Forethought Technologies
- Type: Private
- Industry: Artificial intelligence
- Founded: 2017
- Founder: Deon Nicholas, Sami Ghoche, Colm Doyle
- Headquarters: San Francisco, California, U.S.
- Website: forethought.ai

= Forethought Technologies =

American artificial intelligence company

Forethought Technologies, also known as Forethought, is an American artificial intelligence company headquartered in San Francisco, California. The company develops software to automate customer service operations.

== History ==
Forethought was founded in 2017 by Deon Nicholas, Sami Ghoche, and Colm Doyle. The company publicly launched at TechCrunch Disrupt in 2018, where it won the Startup Battlefield competition.

In 2023, Forethought released a generative AI tool constrained to a customer’s own support data, and later launched Autoflows, an agentic reasoning engine that allows support teams to specify resolution outcomes in natural language. In March 2025, the company released Forethought Voice, a voice product developed in partnership with Cartesia.
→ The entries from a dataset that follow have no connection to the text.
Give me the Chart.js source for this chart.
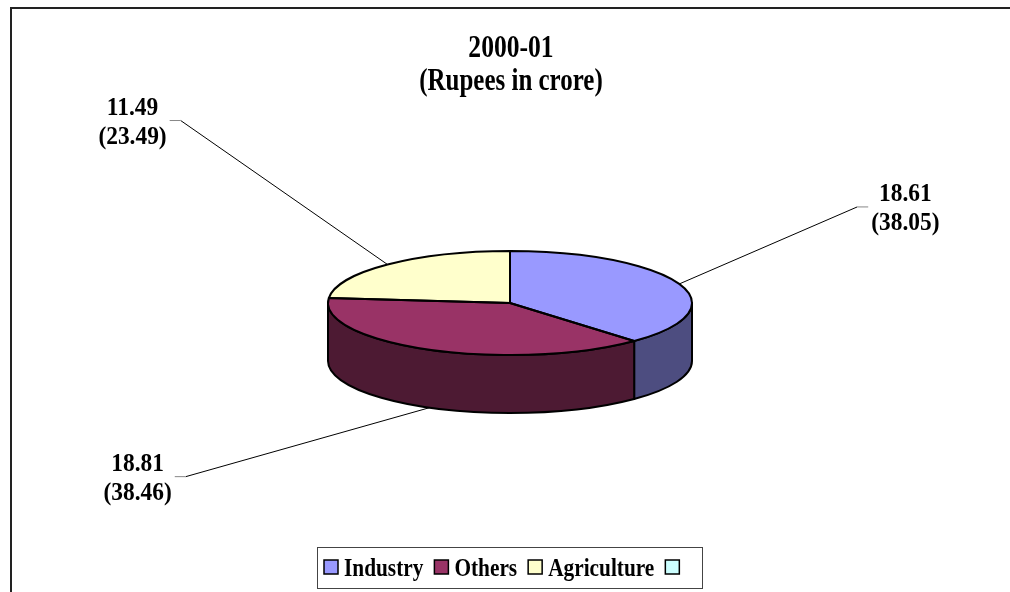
<!DOCTYPE html>
<html>
<head>
<meta charset="utf-8">
<script src="https://cdn.jsdelivr.net/npm/chart.js@4.4.1/dist/chart.umd.min.js"></script>
<style>
  html, body { margin: 0; padding: 0; background: #fff; }
  #wrap { width: 1010px; height: 592px; }
</style>
</head>
<body>
<div id="wrap"><canvas id="chart" width="1010" height="592"></canvas></div>
<script>
(function () {
  "use strict";

  const CATEGORIES = ["Industry", "Others", "Agriculture", ""];
  const VALUES = [18.61, 18.81, 11.49, 0];
  const TOP_COLORS = ["#9999ff", "#993366", "#ffffcc", "#ccffff"];
  const SIDE_COLORS = ["#4d4d80", "#4d1a33", "#808066", "#668080"];
  const TITLE_LINES = ["2000-01", "(Rupees in crore)"];

  const FONT = "'Liberation Serif', 'Times New Roman', serif";
  const TILT = 52 / 182;  // height of top face vs width
  const DEPTH = 58;
  // label block offset from where its leader touches the pie
  const LABEL_SHIFT = [[226, -77], [-292, 69], [-255, -144], [0, 0]];

  const total = VALUES.reduce(function (a, b) { return a + b; }, 0);

  // the old chart's fonts are drawn narrow, so squeeze them sideways
  function squeezed(ctx, text, x, y, sx) {
    ctx.save();
    ctx.translate(x, y);
    ctx.scale(sx, 1);
    ctx.fillText(text, 0, 0);
    ctx.restore();
  }

  function drawTitle(chart) {
    const ctx = chart.ctx;
    ctx.save();
    ctx.fillStyle = "#000";
    ctx.font = "bold 32px " + FONT;
    ctx.textAlign = "center";
    ctx.textBaseline = "alphabetic";
    squeezed(ctx, TITLE_LINES[0], 511, 57, 0.8);
    squeezed(ctx, TITLE_LINES[1], 511, 90, 0.78);
    ctx.restore();
  }

  function drawLegend(chart) {
    const ctx = chart.ctx;
    const sx = 0.82, box = 14, cy = 567;
    ctx.save();
    ctx.font = "bold 26px " + FONT;
    const widths = CATEGORIES.map(function (c) { return ctx.measureText(c).width * sx; });
    let inner = 0;
    widths.forEach(function (w, i) { inner += box + 6 + w + (i < widths.length - 1 ? 11 : 0); });
    const left = Math.round(510 - (inner + 24) / 2);
    ctx.strokeStyle = "#444";
    ctx.lineWidth = 1;
    ctx.strokeRect(left + 0.5, 547.5, Math.round(inner + 24), 41);

    let x = left + 7;
    ctx.textAlign = "left";
    ctx.textBaseline = "alphabetic";
    CATEGORIES.forEach(function (name, i) {
      ctx.fillStyle = TOP_COLORS[i];
      ctx.fillRect(x, cy - box / 2, box, box);
      ctx.strokeStyle = "#000";
      ctx.lineWidth = 1.5;
      ctx.strokeRect(x, cy - box / 2, box, box);
      ctx.fillStyle = "#000";
      squeezed(ctx, name, x + box + 6, cy + 8.6, sx);
      x += box + 6 + widths[i] + 11;
    });
    ctx.restore();
  }

  const pie3d = {
    id: "pie3d",
    beforeDraw: function (chart) {
      const ctx = chart.ctx;
      ctx.save();
      ctx.strokeStyle = "#222";
      ctx.lineWidth = 2;
      ctx.strokeRect(11, 8, chart.width, chart.height);
      ctx.restore();
    },
    beforeDatasetsDraw: function (chart) {
      const ctx = chart.ctx;
      const arcs = chart.getDatasetMeta(0).data;
      const cx = arcs[0].x, cy = arcs[0].y;
      const rx = arcs[0].outerRadius, ry = rx * TILT;

      // front walls, only the part of each slice facing us
      ctx.save();
      ctx.lineWidth = 2;
      ctx.strokeStyle = "#000";
      ctx.lineJoin = "round";
      arcs.forEach(function (arc, i) {
        const s = Math.max(arc.startAngle, 0);
        const e = Math.min(arc.endAngle, Math.PI);
        if (e <= s) return;
        ctx.beginPath();
        ctx.ellipse(cx, cy, rx, ry, 0, s, e, false);
        ctx.lineTo(cx + rx * Math.cos(e), cy + ry * Math.sin(e) + DEPTH);
        ctx.ellipse(cx, cy + DEPTH, rx, ry, 0, e, s, true);
        ctx.closePath();
        ctx.fillStyle = SIDE_COLORS[i];
        ctx.fill();
        ctx.stroke();
      });
      ctx.restore();

      // squash the pie the library draws into the top face
      ctx.save();
      ctx.translate(0, cy);
      ctx.scale(1, TILT);
      ctx.translate(0, -cy);
    },
    afterDatasetsDraw: function (chart) {
      const ctx = chart.ctx;
      ctx.restore();

      const arcs = chart.getDatasetMeta(0).data;
      const cx = arcs[0].x, cy = arcs[0].y;
      const rx = arcs[0].outerRadius, ry = rx * TILT;

      ctx.save();
      ctx.lineWidth = 2;
      ctx.strokeStyle = "#000";
      ctx.lineJoin = "round";
      arcs.forEach(function (arc) {
        if (arc.endAngle - arc.startAngle <= 0) return;
        ctx.beginPath();
        ctx.moveTo(cx, cy);
        ctx.ellipse(cx, cy, rx, ry, 0, arc.startAngle, arc.endAngle, false);
        ctx.closePath();
        ctx.stroke();
      });

      const sx = 0.9;
      ctx.font = "bold 26px " + FONT;
      ctx.textAlign = "center";
      ctx.textBaseline = "alphabetic";
      arcs.forEach(function (arc, i) {
        if (!VALUES[i]) return;
        const mid = (arc.startAngle + arc.endAngle) / 2;
        const ax = cx + rx * Math.cos(mid);
        let ay = cy + ry * Math.sin(mid);
        if (Math.sin(mid) > 0) ay += DEPTH;
        const lx = ax + LABEL_SHIFT[i][0];
        const ly = ay + LABEL_SHIFT[i][1];
        const side = LABEL_SHIFT[i][0] > 0 ? -1 : 1;

        const line1 = VALUES[i].toFixed(2);
        const line2 = "(" + (VALUES[i] / total * 100).toFixed(2) + ")";
        const half = ctx.measureText(line2).width * sx / 2;
        const near = lx + side * (half + 3);
        const far = lx + side * (half + 14);

        ctx.lineWidth = 1;
        ctx.strokeStyle = "#000";
        ctx.beginPath();
        ctx.moveTo(ax, ay);
        ctx.lineTo(far, ly);
        ctx.stroke();
        ctx.strokeStyle = "#888";
        ctx.beginPath();
        ctx.moveTo(far, ly);
        ctx.lineTo(near, ly);
        ctx.stroke();

        ctx.fillStyle = "#000";
        squeezed(ctx, line1, lx, ly - 14.5 + 8.8, sx);
        squeezed(ctx, line2, lx, ly + 14.5 + 8.8, sx);
      });
      ctx.restore();
    },
    afterDraw: function (chart) {
      drawTitle(chart);
      drawLegend(chart);
    }
  };

  new Chart(document.getElementById("chart"), {
    type: "pie",
    data: {
      labels: CATEGORIES,
      datasets: [
        {
          data: VALUES,
          backgroundColor: TOP_COLORS,
          borderWidth: 0,
          radius: 182,
        },
      ],
    },
    options: {
      responsive: false,
      animation: false,
      events: [],
      layout: { padding: { left: 10, right: 0, top: 52, bottom: 38 } },
      plugins: {
        tooltip: { enabled: false },
        title: { display: false },
        legend: { display: false },
      },
    },
    plugins: [pie3d],
  });
})();
</script>
</body>
</html>
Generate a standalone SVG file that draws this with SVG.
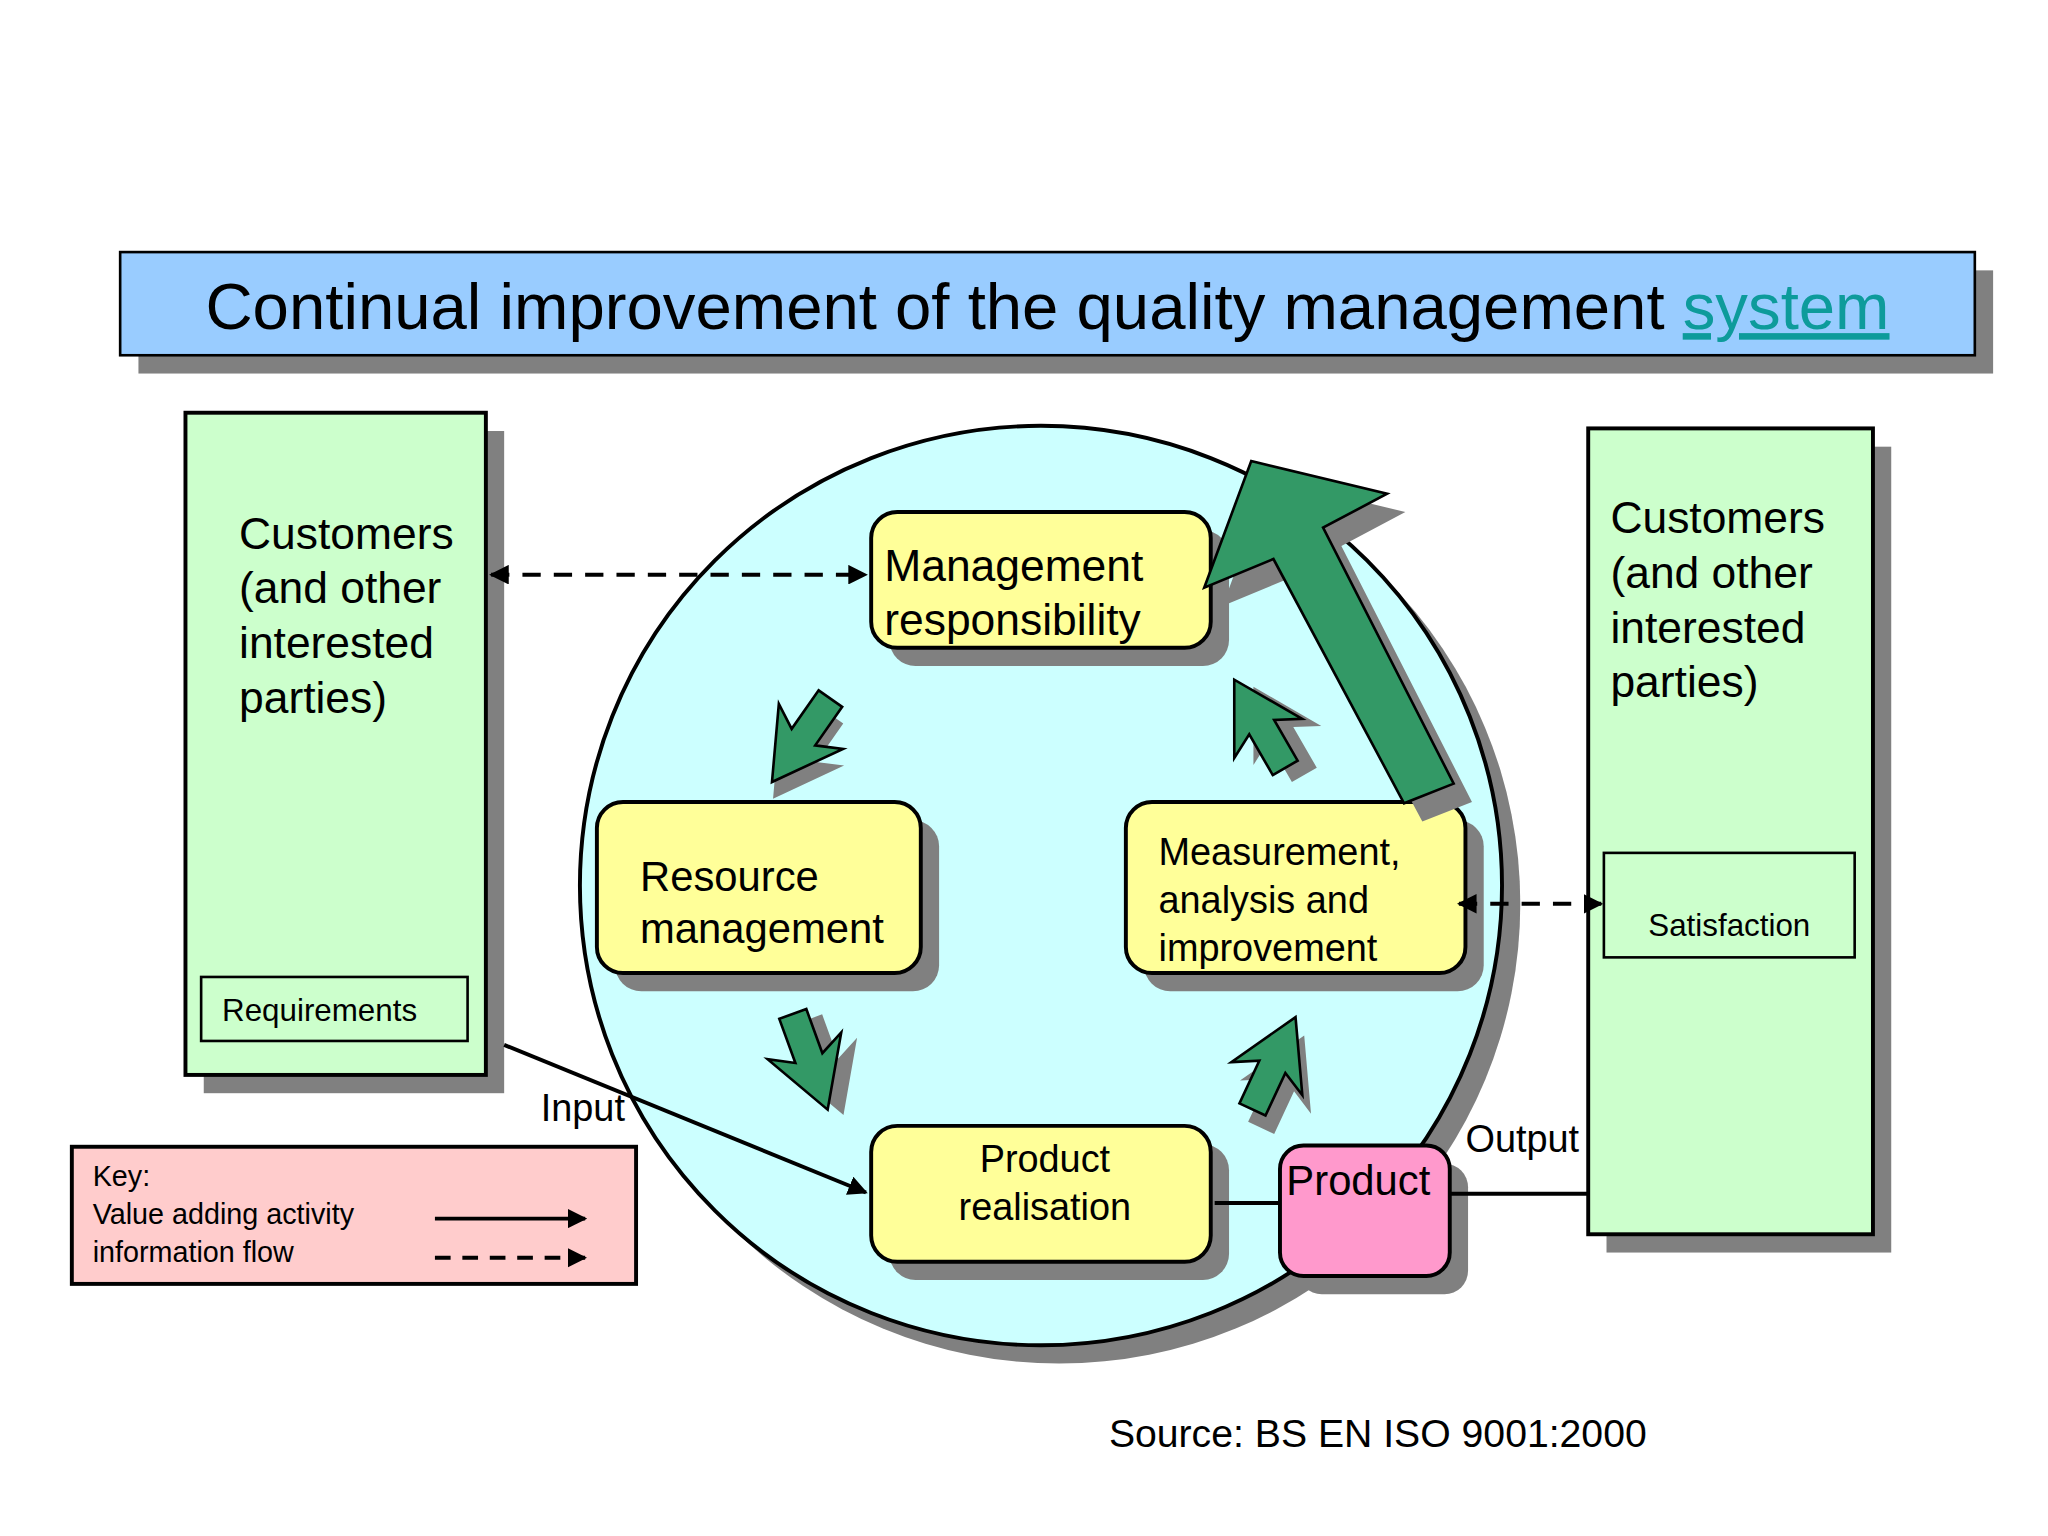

As of 2026, Forethought’s platform processes more than one billion customer interactions per month, with customers including Airtable, Grammarly, Datadog, and Upwork.

== Funding ==
In December 2018, Forethought raised a $9 million Series A round led by New Enterprise Associates (NEA), with participation from K9 Ventures and Village Global. In October 2020, the company raised $17 million in a Series B round from Sound Ventures, NEA, and Operator Collective.

In December 2021, Forethought raised a $65 million Series C round, which brought the company’s total funding to $92 million. The round was led by Steadfast Capital Ventures, with participation from NEA, Sound Ventures, and K9 Ventures, along with investments from Baron Davis, Robert Downey Jr., and Gwyneth Paltrow.

In May 2025, Forethought raised a $25 million Series D round led by Blue Cloud Ventures, which brought the company’s total funding to $115 million.

In March 2026, Forethought was acquired by Zendesk. Forethought has continued to operate as a subsidiary of Zendesk.